Jesus said: “Do you see this woman? I came into your house. You did not give Me any water for My feet, but she wet My feet with her tears and wiped them with her hair. You did not give Me a kiss, but this woman, from the time I entered, has not stopped kissing My feet. You did not put oil on My head, but she has poured perfume on My feet. Therefore, I tell you, her many sins have been forgiven as her great love has shown…” (Lk 7:44-47)
The woman came uninvited. She had no key to enter; no password to open any door; just tears and a stained face from melting mascara. No greeting given to the host and his friends; possibly because they were ‘past costumers’ who saw her nakedness but never her tears. For it is the law of prostitutes: ‘Never love and never weep’! She came uninvited by men but led by the Spirit. She fell at Jesus’ feet. She wept and wept. Hot tears became as water as she kissed the sandals He would walk in to the Calvary Hill the next day. The ointment was all she had that she did not sell. The bottle was beautiful. The seal intact, kept for a wedding that could never come. ‘This is my Bridegroom. I have discovered Him. He will be mine for a few hours and then gone to the tree, that I may be forgiven and free. I found true love at last… even if so late…’ (Inspired from Song of Songs 3: 1-4)
The host invited my Jesus in his big house but did not fully welcome Him. No bath to wash. No soap. No sheets on the bed. No breakfast in the morning. No kiss. No looking into His eyes. No open heart. No memories shared.
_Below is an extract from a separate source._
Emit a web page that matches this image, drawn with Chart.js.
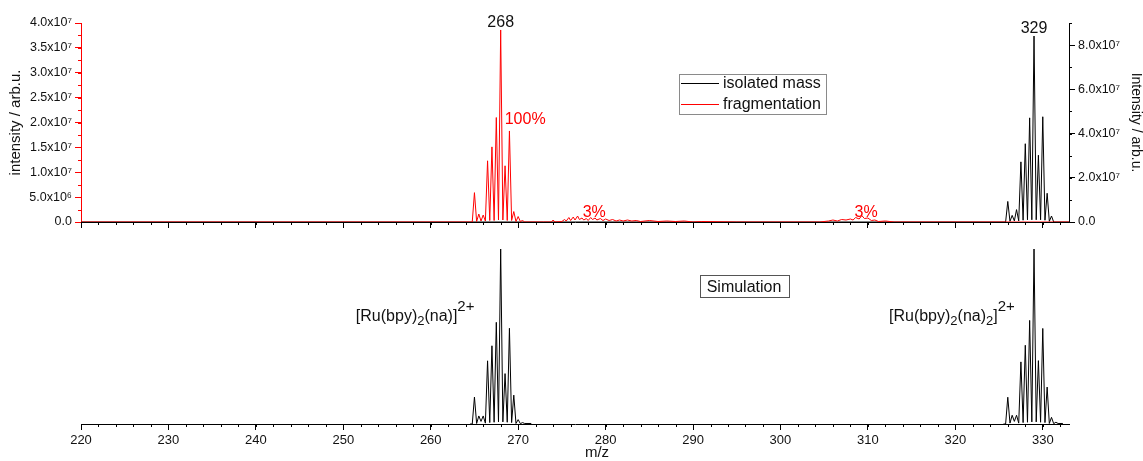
<!DOCTYPE html>
<html><head><meta charset="utf-8">
<script src="https://cdn.jsdelivr.net/npm/chart.js@4.4.0/dist/chart.umd.min.js"></script>
<style>
html,body{margin:0;padding:0;background:#fff;overflow:hidden;}
#wrap{position:relative;width:1143px;height:461px;background:#fff;}
canvas{position:absolute;left:0;}
#cTop{top:0;}
#cBot{top:230px;}
</style></head><body>
<div id="wrap"><canvas id="cTop" width="1143" height="236"></canvas><canvas id="cBot" width="1143" height="231"></canvas></div>
<script>
// ---------------- DATA ----------------
const seriesNames = ['isolated mass', 'fragmentation'];

// fragmentation spectrum (red, left axis)
const fragMz = [220, 264.75, 265.0, 265.25, 265.5, 265.75, 266.0, 266.25, 266.5, 266.75, 267.0, 267.25, 267.5, 267.75,
  268.0, 268.25, 268.5, 268.75, 269.0, 269.25, 269.5, 269.75, 270.0, 270.25, 270.5, 270.75,
  273.8, 274.0, 274.2, 275.0, 275.3, 275.5, 275.8, 276.0, 276.3, 276.5, 276.8, 277.0, 277.3, 277.5, 277.8,
  278.0, 278.3, 278.5, 278.8, 279.0, 279.4, 279.7, 280.0, 280.4, 280.8, 281.2, 281.6, 282.0, 282.5, 283.0,
  283.5, 284.0, 285.0, 286.0, 287.0, 288.0, 289.0, 290.0, 291.0, 295.0, 304.5, 305.5, 306.0, 306.5, 307.0,
  307.5, 308.0, 308.3, 308.6, 309.0, 309.3, 309.6, 310.0, 310.4, 310.8, 311.2, 312.0, 313.0, 333.0];
const fragInt = [0, 0, 5.9e6, 0.1e6, 1.6e6, 0.2e6, 1.4e6, 0.2e6, 12.3e6, 0.3e6, 15.1e6, 0.3e6, 21.0e6, 0.4e6,
  38.6e6, 0.4e6, 11.3e6, 0.3e6, 18.3e6, 0.3e6, 2.1e6, 0.1e6, 1.1e6, 0.1e6, 0.3e6, 0,
  0, 0.4e6, 0, 0.1e6, 0.5e6, 0.2e6, 0.9e6, 0.3e6, 1.0e6, 0.4e6, 1.2e6, 0.5e6, 0.8e6, 0.4e6, 0.7e6,
  0.3e6, 0.9e6, 0.5e6, 0.8e6, 0.4e6, 0.7e6, 0.3e6, 0.6e6, 0.3e6, 0.5e6, 0.2e6, 0.4e6, 0.2e6, 0.4e6, 0.2e6,
  0.3e6, 0.1e6, 0.3e6, 0.1e6, 0.2e6, 0.1e6, 0.2e6, 0, 0.1e6, 0, 0, 0.2e6, 0.4e6, 0.2e6, 0.5e6,
  0.4e6, 0.6e6, 0.4e6, 0.9e6, 0.6e6, 1.3e6, 0.7e6, 0.8e6, 0.3e6, 0.4e6, 0.1e6, 0.2e6, 0, 0];

// isolated mass spectrum (black, right axis)
const isoMz = [220, 325.75, 326.0, 326.25, 326.5, 326.75, 327.0, 327.25, 327.5, 327.75, 328.0, 328.25, 328.5, 328.75,
  329.0, 329.25, 329.5, 329.75, 330.0, 330.25, 330.5, 330.75, 331.0, 331.25, 333.0];
const isoInt = [0, 0, 9.3e6, 0.3e6, 3.0e6, 0.5e6, 5.6e6, 0.5e6, 27.2e6, 0.8e6, 35.4e6, 1.0e6, 47.1e6, 1.0e6,
  84.1e6, 1.0e6, 30.2e6, 1.0e6, 47.6e6, 0.8e6, 13.0e6, 0.3e6, 2.7e6, 0, 0];

// simulated isotope patterns (bottom panel, relative units)
const simMz = [264.5, 264.75, 265.0, 265.25, 265.5, 265.75, 266.0, 266.25, 266.5, 266.75, 267.0, 267.25, 267.5, 267.75,
  268.0, 268.25, 268.5, 268.75, 269.0, 269.25, 269.5, 269.75, 270.0, 270.25, 270.5, 270.75, 271.5, 300,
  325.5, 325.75, 326.0, 326.25, 326.5, 326.75, 327.0, 327.25, 327.5, 327.75, 328.0, 328.25, 328.5, 328.75,
  329.0, 329.25, 329.5, 329.75, 330.0, 330.25, 330.5, 330.75, 331.0, 331.25, 331.5, 331.75, 332.3];
const simInt = [0, 0, 15.4, 0.3, 4.6, 1.5, 4.6, 0.5, 36.1, 0.8, 44.7, 1.0, 58.1, 1.2,
  100, 1.2, 28.8, 1.0, 54.7, 0.8, 16.5, 0.3, 2.5, 0.2, 0.8, 0.3, 0.3, null,
  0, 0, 15.3, 0.5, 5.0, 1.5, 5.0, 0.5, 35.5, 0.8, 45.0, 1.0, 59.2, 1.2,
  100, 1.2, 36.2, 1.0, 54.6, 0.8, 21.1, 0.3, 3.8, 0.2, 1.0, 0.3, 0.3];

const xTickValues = [220, 230, 240, 250, 260, 270, 280, 290, 300, 310, 320, 330];
const xTickLabels = ['220','230','240','250','260','270','280','290','300','310','320','330'];
const leftTickValues = [0, 5e6, 1e7, 1.5e7, 2e7, 2.5e7, 3e7, 3.5e7, 4e7];
const leftTickLabels = ['0.0','5.0x10⁶','1.0x10⁷','1.5x10⁷','2.0x10⁷','2.5x10⁷','3.0x10⁷','3.5x10⁷','4.0x10⁷'];
const rightTickValues = [0, 2e7, 4e7, 6e7, 8e7];
const rightTickLabels = ['0.0','2.0x10⁷','4.0x10⁷','6.0x10⁷','8.0x10⁷'];
const percentLabels = ['100%', '3%', '3%'];
const percentMz = [268, 278.7, 309.8];
const ionLabels = [['[Ru(bpy)','2','(na)]','2+'], ['[Ru(bpy)','2','(na)','2',']','2+']];
const ionLabelMz = [265.0, 326.8];

// ---------------- STYLE / HELPERS ----------------
const FONT = '"Liberation Sans", Arial, Helvetica, sans-serif';
const RED = '#ff0000';
const INK = '#111111';

const fixTicks = (vals) => (s) => { s.ticks = vals.map(v => ({value: v})); };
const labelFor = (vals, labels) => (v) => { const i = vals.findIndex(t => Math.abs(t - v) < 1e-6 * Math.max(1, Math.abs(t))); return i >= 0 ? labels[i] : ''; };

const minorTicks = {
  id: 'minorTicks',
  afterDraw(chart, args, opts) {
    const ctx = chart.ctx;
    ctx.save();
    ctx.lineWidth = 1;
    (opts.list || []).forEach(m => {
      const s = chart.scales[m.id];
      if (!s) return;
      ctx.strokeStyle = m.color;
      ctx.beginPath();
      for (let k = 0; ; k++) {
        const v = s.min + k * m.step;
        if (v > s.max + 1e-9) break;
        const p = Math.round(s.getPixelForValue(v)) + 0.5;
        if (s.isHorizontal()) {
          const y = Math.round(s.top);
          ctx.moveTo(p, y); ctx.lineTo(p, y + m.len);
        } else if (s.position === 'left') {
          const x = Math.round(s.right);
          ctx.moveTo(x, p); ctx.lineTo(x - m.len, p);
        } else {
          const x = Math.round(s.left);
          ctx.moveTo(x, p); ctx.lineTo(x + m.len, p);
        }
      }
      ctx.stroke();
    });
    ctx.restore();
  }
};

const topNotes = {
  id: 'topNotes',
  afterDatasetsDraw(chart) {
    const {ctx, scales: {x, yL, yR}} = chart;
    const iF = fragInt.indexOf(Math.max(...fragInt));
    const iI = isoInt.indexOf(Math.max(...isoInt));
    const pxF = x.getPixelForValue(fragMz[iF]), pyF = yL.getPixelForValue(fragInt[iF]);
    const pxI = x.getPixelForValue(isoMz[iI]), pyI = yR.getPixelForValue(isoInt[iI]);
    ctx.save();
    ctx.font = '16px ' + FONT;
    ctx.textBaseline = 'alphabetic';
    ctx.fillStyle = INK;
    ctx.textAlign = 'center';
    ctx.fillText(String(Math.round(fragMz[iF])), pxF, pyF - 3);
    ctx.fillText(String(Math.round(isoMz[iI])), pxI, pyI - 3);
    ctx.fillStyle = RED;
    ctx.textAlign = 'left';
    ctx.fillText(percentLabels[0], x.getPixelForValue(percentMz[0]) + 4, yL.getPixelForValue(1.97e7));
    ctx.textAlign = 'center';
    ctx.fillText(percentLabels[1], x.getPixelForValue(percentMz[1]), yL.getPixelForValue(0) - 5.5);
    ctx.fillText(percentLabels[2], x.getPixelForValue(percentMz[2]), yL.getPixelForValue(0) - 5.5);

    // legend box
    const lx = 679.5, ly = 74.5, lw = 147, lh = 40;
    ctx.strokeStyle = '#8a8a8a'; ctx.lineWidth = 1;
    ctx.strokeRect(lx, ly, lw, lh);
    const rows = [{name: seriesNames[0], color: '#000', y: 83.5}, {name: seriesNames[1], color: RED, y: 104.5}];
    ctx.font = '16px ' + FONT;
    ctx.textAlign = 'left'; ctx.textBaseline = 'middle';
    rows.forEach(r => {
      ctx.strokeStyle = r.color; ctx.beginPath(); ctx.moveTo(681, r.y); ctx.lineTo(719, r.y); ctx.stroke();
      ctx.fillStyle = INK; ctx.fillText(r.name, 723, r.y);
    });
    ctx.restore();
  }
};

function drawRich(ctx, parts, x, y) {
  let cx = x;
  parts.forEach(p => {
    ctx.font = p.size + 'px ' + FONT;
    ctx.fillText(p.t, cx, y + p.dy);
    cx += ctx.measureText(p.t).width;
  });
}

const botNotes = {
  id: 'botNotes',
  afterDatasetsDraw(chart) {
    const {ctx, scales: {x}} = chart;
    ctx.save();
    ctx.fillStyle = INK;
    ctx.textBaseline = 'alphabetic';
    ctx.textAlign = 'left';
    // Simulation box
    ctx.font = '16px ' + FONT;
    const t = 'Simulation';
    const w = ctx.measureText(t).width;
    const cxs = 744, cys = 57;
    ctx.strokeStyle = '#555'; ctx.lineWidth = 1;
    ctx.strokeRect(Math.round(cxs - w / 2 - 7) + 0.5, cys - 11.5, Math.round(w + 14), 22);
    ctx.textAlign = 'center'; ctx.textBaseline = 'middle';
    ctx.fillText(t, cxs, cys + 1);
    ctx.textAlign = 'left'; ctx.textBaseline = 'alphabetic';
    // ion labels
    const styleFor = (i, arr) => {
      const s = arr[i];
      if (s === '2+') return {size: 15, dy: -10};
      if (s === '2') return {size: 13, dy: 4};
      return {size: 16, dy: 0};
    };
    ionLabels.forEach((arr, k) => {
      const parts = arr.map((s, i) => Object.assign({t: s}, styleFor(i, arr)));
      let tw = 0;
      parts.forEach(p => { ctx.font = p.size + 'px ' + FONT; tw += ctx.measureText(p.t).width; });
      const xr = x.getPixelForValue(ionLabelMz[k]);
      drawRich(ctx, parts, xr - tw, 91);
    });
    // axis title
    ctx.font = '15px ' + FONT;
    ctx.textAlign = 'center';
    ctx.fillText('m/z', 597, 227);
    ctx.restore();
  }
};

// ---------------- TOP CHART ----------------
new Chart(document.getElementById('cTop'), {
  type: 'line',
  data: {
    datasets: [
      {label: seriesNames[1], data: fragMz.map((m, i) => ({x: m, y: fragInt[i]})), yAxisID: 'yL',
       borderColor: RED, borderWidth: 1, pointRadius: 0, tension: 0, fill: false},
      {label: seriesNames[0], data: isoMz.map((m, i) => ({x: m, y: isoInt[i]})), yAxisID: 'yR',
       borderColor: '#000', borderWidth: 1, pointRadius: 0, tension: 0, fill: false}
    ]
  },
  options: {
    responsive: false, animation: false, devicePixelRatio: 1,
    layout: {padding: {top: 23, left: 0, right: 0, bottom: 0}},
    plugins: {
      legend: {display: false}, tooltip: {enabled: false},
      minorTicks: {list: [
        {id: 'x', step: 2, len: 3, color: '#000'},
        {id: 'yL', step: 2.5e6, len: 3, color: RED},
        {id: 'yR', step: 1e7, len: 3, color: '#000'}
      ]}
    },
    scales: {
      x: {
        type: 'linear', position: 'bottom', min: 220, max: 333, bounds: 'data',
        afterBuildTicks: fixTicks(xTickValues),
        afterFit(s) { s.height = 14; },
        ticks: {autoSkip: false, maxRotation: 0, callback: () => '', font: {size: 1}},
        grid: {drawOnChartArea: false, drawTicks: true, tickLength: 6, color: '#000'},
        border: {display: true, color: '#000', width: 1}
      },
      yL: {
        type: 'linear', position: 'left', min: 0, max: 4e7, bounds: 'data',
        afterBuildTicks: fixTicks(leftTickValues),
        afterFit(s) { s.width = 81; },
        ticks: {autoSkip: false, padding: 3, color: INK, font: {family: FONT, size: 12.5},
                callback: labelFor(leftTickValues, leftTickLabels)},
        grid: {drawOnChartArea: false, tickLength: 6, color: RED},
        border: {display: true, color: RED, width: 1},
        title: {display: true, text: 'intensity / arb.u.', color: INK, font: {family: FONT, size: 15}, padding: {top: 7, bottom: 0}}
      },
      yR: {
        type: 'linear', position: 'right', min: 0, max: 9e7, bounds: 'data',
        afterBuildTicks: fixTicks(rightTickValues),
        afterFit(s) { s.width = 74; },
        ticks: {autoSkip: false, padding: 3, color: INK, font: {family: FONT, size: 12.5},
                callback: labelFor(rightTickValues, rightTickLabels)},
        grid: {drawOnChartArea: false, tickLength: 6, color: '#000'},
        border: {display: true, color: '#000', width: 1},
        title: {display: true, text: 'Intensity / arb.u.', color: INK, font: {family: FONT, size: 14, lineHeight: 1}, padding: {top: 0, bottom: 0}}
      }
    }
  },
  plugins: [minorTicks, topNotes]
});

// ---------------- BOTTOM CHART ----------------
new Chart(document.getElementById('cBot'), {
  type: 'line',
  data: {
    datasets: [
      {label: 'Simulation', data: simMz.map((m, i) => ({x: m, y: simInt[i]})),
       borderColor: '#000', borderWidth: 1, pointRadius: 0, tension: 0, fill: false, spanGaps: false}
    ]
  },
  options: {
    responsive: false, animation: false, devicePixelRatio: 1,
    layout: {padding: {top: 5, left: 81, right: 74, bottom: 0}},
    plugins: {
      legend: {display: false}, tooltip: {enabled: false},
      minorTicks: {list: [{id: 'x', step: 2, len: 3, color: '#000'}]}
    },
    scales: {
      x: {
        type: 'linear', position: 'bottom', min: 220, max: 333, bounds: 'data',
        afterBuildTicks: fixTicks(xTickValues),
        afterFit(s) { s.height = 37; },
        ticks: {autoSkip: false, maxRotation: 0, padding: 3, color: INK,
                font: {family: FONT, size: 13}, callback: labelFor(xTickValues, xTickLabels)},
        grid: {drawOnChartArea: false, drawTicks: true, tickLength: 6, color: '#000'},
        border: {display: true, color: '#000', width: 1}
      },
      y: {type: 'linear', display: false, min: 0, max: 108}
    }
  },
  plugins: [minorTicks, botNotes]
});
</script></body></html>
‘Do you see this woman?’ Yes! This woman is me! Like a bird with broken wings I sit at His feet and all I can do is to weep. I feel the empty bucket with my tears. I break the alabaster box to be His soap. I weep and I kiss… All my words are drowning in the pool… some are floating in the air, the fragrance of holy perfume. For some it is the smell of death; for others, the smell of life. Perfumed sermon and faith that makes whole. What more do I want? It is finished!
At the feet of my Master, I lose all sense of time and all my fears. I am loved much and forgiven much. None can take my peace. Jesus gave it to me and it is mine. My reputation? I forgot the meaning of it or the desire to please men. Down at His feet is where you will find me. I will lose myself; yet find myself again… worshiping at His feet. Come and meet me there… It is well with my soul!
In Christ I declare:
All my tears are now jewels in His Crown!